Go for a green belt around your apartment complex

By TheHindu on 23 Nov 2016 | read
Apartment welfare associations have to judiciously make use of whatever space is available and the small pockets left unused to maintain greenery, writes Swathi.V Green space: From the set-back space, one can make use of two to two-and-a-half feet for making a reasonably good plant bed in the complex. Green space: From the set-back space, one can make use of two to two-and-a-half feet for making a reasonably good plant bed in the complex.

Indoor plants grown in containers are most often taken for granted when speaking of greenery in apartment complexes. What one ignores in doing so is that a beautiful garden can as well be designed within the diminutive common space available inside the complex, be it a single block or a set of blocks.

With the compulsions of leaving stilted area for parking and a huge chunk of mandatory set-back space for manoeuvring the four-wheelers, apartments offer much lesser space for greenery. Nevertheless, a little is a lot in the spaces marked by pollution, cramped existence and lack of open spaces. “Apartment welfare associations have to judiciously make use of whatever space available in narrow strips along the boundary walls, tot-lots and small pockets left unused depending on the shape of the plot to grow trees and maintain them,” says M.M. Hussain (Ph: 9848024654), from Plants Land Nursery.
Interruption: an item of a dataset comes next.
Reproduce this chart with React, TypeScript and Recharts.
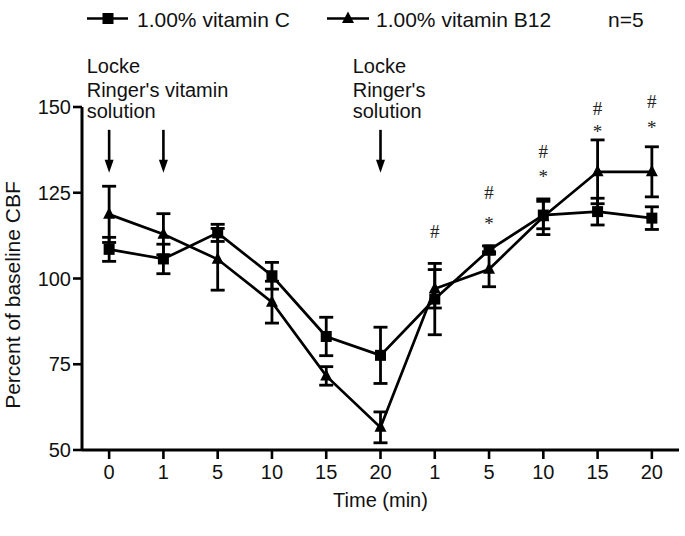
import React from "react";
import { LineChart, Line, XAxis, YAxis, ErrorBar, ReferenceDot } from "recharts";

const timeLabels = ["0", "1", "5", "10", "15", "20", "1", "5", "10", "15", "20"];
const vitaminC = [108.5, 105.7, 113.3, 100.8, 83.1, 77.6, 94.0, 108.3, 118.5, 119.5, 117.6];
const vitaminCErr = [3.5, 4.3, 2.5, 3.9, 5.6, 8.2, 10.4, 1.2, 4.0, 3.9, 3.3];
const vitaminB12 = [118.7, 112.9, 105.6, 93.1, 71.6, 56.6, 97.0, 102.7, 118.0, 131.1, 131.1];
const vitaminB12Err = [8.2, 6.0, 9.0, 6.1, 2.7, 4.5, 5.6, 5.1, 5.2, 9.3, 7.3];

// arrows mark when solutions were applied (tip value on the y scale)
const arrowAt = [0, 1, 5];
const arrowTip = 130.8;

// significance marks: category index, y value of glyph centre
const hashMarks = [
  { i: 6, y: 113.6 },
  { i: 7, y: 124.9 },
  { i: 8, y: 137.0 },
  { i: 9, y: 149.4 },
  { i: 10, y: 151.5 },
];
const starMarks = [
  { i: 7, y: 116.8 },
  { i: 8, y: 130.5 },
  { i: 9, y: 143.6 },
  { i: 10, y: 144.8 },
];

const yTicks = [50, 75, 100, 125, 150];

const data = timeLabels.map((t, i) => ({
  idx: i,
  label: t,
  c: vitaminC[i],
  cErr: vitaminCErr[i],
  b12: vitaminB12[i],
  b12Err: vitaminB12Err[i],
}));

const FONT = "'Liberation Sans', Arial, sans-serif";
const SERIF = "'Liberation Serif', 'Times New Roman', serif";

const SquareDot = (p: any) => (
  <rect key={`sq-${p.index}`} x={p.cx - 5.5} y={p.cy - 5.5} width={11} height={11} fill="#000" />
);

const TriDot = (p: any) => (
  <polygon
    key={`tr-${p.index}`}
    points={`${p.cx},${p.cy - 7} ${p.cx - 6},${p.cy + 4.5} ${p.cx + 6},${p.cy + 4.5}`}
    fill="#000"
  />
);

const Arrow = (p: any) => (
  <g>
    <line x1={p.cx} y1={p.cy - 43} x2={p.cx} y2={p.cy - 11} stroke="#000" strokeWidth={2.6} />
    <polygon points={`${p.cx - 4.5},${p.cy - 13} ${p.cx + 4.5},${p.cy - 13} ${p.cx},${p.cy}`} fill="#000" />
  </g>
);

const Hash = (p: any) => (
  <text x={p.cx} y={p.cy + 6} textAnchor="middle" fontFamily={SERIF} fontSize={19} fill="#222">
    #
  </text>
);

const Star = (p: any) => (
  <text x={p.cx} y={p.cy + 9} textAnchor="middle" fontFamily={SERIF} fontSize={19} fill="#222">
    *
  </text>
);

export default function App() {
  return (
    <div style={{ position: "absolute", left: 0, top: 0, width: 685, height: 536, background: "#fff" }}>
      <LineChart width={685} height={536} data={data} margin={{ top: 107, right: 6, bottom: 0, left: 0 }}>
        <XAxis
          dataKey="idx"
          type="number"
          domain={[-0.5, 10.5]}
          ticks={data.map((d) => d.idx)}
          tickFormatter={(v: number) => timeLabels[v]}
          height={86}
          axisLine={{ stroke: "#000", strokeWidth: 3 }}
          tickLine={{ stroke: "#000", strokeWidth: 2.6 }}
          tickSize={9}
          tickMargin={6}
          tick={{ fill: "#111", fontSize: 20, fontFamily: FONT }}
          label={{ value: "Time (min)", position: "insideBottom", offset: 29, fill: "#111", fontSize: 20, fontFamily: FONT }}
        />
        <YAxis
          domain={[50, 150]}
          ticks={yTicks}
          width={82}
          axisLine={{ stroke: "#000", strokeWidth: 3 }}
          tickLine={{ stroke: "#000", strokeWidth: 2.6 }}
          tickSize={9}
          tickMargin={2}
          tick={{ fill: "#111", fontSize: 20, fontFamily: FONT }}
        />
        <Line
          dataKey="c"
          stroke="#000"
          strokeWidth={2.7}
          dot={SquareDot}
          activeDot={false}
          isAnimationActive={false}
        >
          <ErrorBar dataKey="cErr" direction="y" width={7} strokeWidth={2.8} stroke="#000" isAnimationActive={false} />
        </Line>
        <Line
          dataKey="b12"
          stroke="#000"
          strokeWidth={2.7}
          dot={TriDot}
          activeDot={false}
          isAnimationActive={false}
        >
          <ErrorBar dataKey="b12Err" direction="y" width={7} strokeWidth={2.8} stroke="#000" isAnimationActive={false} />
        </Line>
        {arrowAt.map((i) => (
          <ReferenceDot key={`ar-${i}`} x={i} y={arrowTip} r={0} shape={Arrow} ifOverflow="visible" />
        ))}
        {hashMarks.map((m) => (
          <ReferenceDot key={`h-${m.i}`} x={m.i} y={m.y} r={0} shape={Hash} ifOverflow="visible" />
        ))}
        {starMarks.map((m) => (
          <ReferenceDot key={`s-${m.i}`} x={m.i} y={m.y} r={0} shape={Star} ifOverflow="visible" />
        ))}
      </LineChart>
      <svg
        width={685}
        height={536}
        style={{ position: "absolute", left: 0, top: 0, pointerEvents: "none" }}
        fontFamily={FONT}
      >
        <line x1={87} y1={18.5} x2={128} y2={18.5} stroke="#000" strokeWidth={2.7} />
        <rect x={102.5} y={13} width={11} height={11} fill="#000" />
        <text x={137} y={27} fontSize={21} fill="#111">1.00% vitamin C</text>
        <line x1={327} y1={18.5} x2={369} y2={18.5} stroke="#000" strokeWidth={2.7} />
        <polygon points="348,11.5 342,23 354,23" fill="#000" />
        <text x={376} y={27} fontSize={21} fill="#111">1.00% vitamin B12</text>
        <text x={608} y={27} fontSize={21} fill="#111">n=5</text>

        <text x={86.7} fontSize={20} fill="#111">
          <tspan x={86.7} y={73.3}>Locke</tspan>
          <tspan x={86.7} y={96.7}>Ringer's vitamin</tspan>
          <tspan x={86.7} y={118.3}>solution</tspan>
        </text>
        <text x={352.7} fontSize={20} fill="#111">
          <tspan x={352.7} y={73.3}>Locke</tspan>
          <tspan x={352.7} y={96.7}>Ringer's</tspan>
          <tspan x={352.7} y={118.3}>solution</tspan>
        </text>

        <text x={20} y={295} fontSize={21} fill="#111" textAnchor="middle" transform="rotate(-90 20 295)">
          Percent of baseline CBF
        </text>
      </svg>
    </div>
  );
}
From the set-back space, one can make use of two to two-and-a-half feet for making a reasonably good plant bed, he advises. Plants of moderate growth which do not shed leaves throughout the year should be chosen for the bed. Tap-rooted ones should be preferred over those with fibrous roots, as the latter's spread may extend to the foundation and damage it.

Plants such as Grevillea robusta (Silver Oak), Polyalthia pendula (Tall Ashoka), Polyalthia angustifolia (Seetha Ashoka), or Millingtonia hortensis may be preferred for the bed along the boundary wall, so also palms such as Areca lutescens (Dypsis lutescens), or Kentia (Howeia) if there is enough space to grow them in clusters.

“The palms, if grown in clusters, will attain a height of 12 to 15 feet, and cover the wall-tops with greenery. They will also remain off the drive way apart from acting as effective barriers to noise and air pollution,” says Mr.Hussain.

Where the set-back space is more, palms such as Roystonea regia (Royal Palm), Caryota urens (Fishtail Palm), and Wodyetia bifurcata (Foxtail Palm) can be planted at regular intervals. Between two palms, various flowering or foliage varieties may be planted depending on the availability of sunlight.

“Availability of light depends on the height of the boundary wall, of the apartment building, and also of the neighbouring buildings. It also depends on the direction the planted area faces, South and West being the directions of abundant sunlight,” says Mr.Hussain.

If light is available for eight hours in a day, one can go for all flowering plants. If a little lesser than that, one can choose varieties such as Hibiscus, Plumbago capensis, Lemonia spectabilis or Beloperone guttata, and many other plants which survive in partial light conditions.

In shady areas too, some flowering varieties such as Spathiphyllum and Anthuriums may be planted, but they are expensive, says Mr.Hussain.

Impatiens in both annual and bi-annual varieties is fine for a growth of low heights.

Foliage plants may be chosen in cases of both full and partial light conditions. However, good amount of sunlight will help the plant to produce better colours and compact growth, while partial light will result in lanky growth and undesirable colours.

A large number of shade loving foliage plants such as Aralia, Chlorophytum, Aglaonema, Dieffenbachia, Ferns, Schefflera, and small palms such as Chamaedorea are available in the market.

“One can even make hedges along the driveway and cut them to shape. Where there is abundant light, one can go for shaping topiaries too at regular intervals,” Mr.Hussain suggests.

Even climbers can be grown to creep over the walls and be extended still higher through wire frames or such other structures over the wall. Vernonia, Thunbergia grandiflora, and Ipomea morning glory can grow very thick and mitigate air pollution as well as noise pollution to a great extent, he says.

Tot-lots, on the other hand, offer scope for growing lawns. If the space allocated for tot-lot gets abundant sunlight, one can go for Fescue Grass, Bermuda Grass or Korean Carpet Grass, the last, available in turf mats.

If the space is wanting in sunlight, one can safely go for Paspalum (Buffalo Grass) or St.Augustine varieties. Whatever be the grass, one should keep in mind that a lawn requires good amount of water and regular mowing. Apart from tot-lots, grass can also be grown in walkways, alternating between tiles.

“If the tot-lot patches are too large for a bed and too small for a lawn, one can opt for groundcovers such as Chlorophytums, Tradescantias, Commelinas, Pileas, and if light is plenty, some flowering plants such as Daisies, Lantanas, Cupheas and Angelinas,” Mr.Hussain says.

He cautions against seasonal plants, as they call for regular maintenance. One can opt for similar looking perennials which can do with moderate care.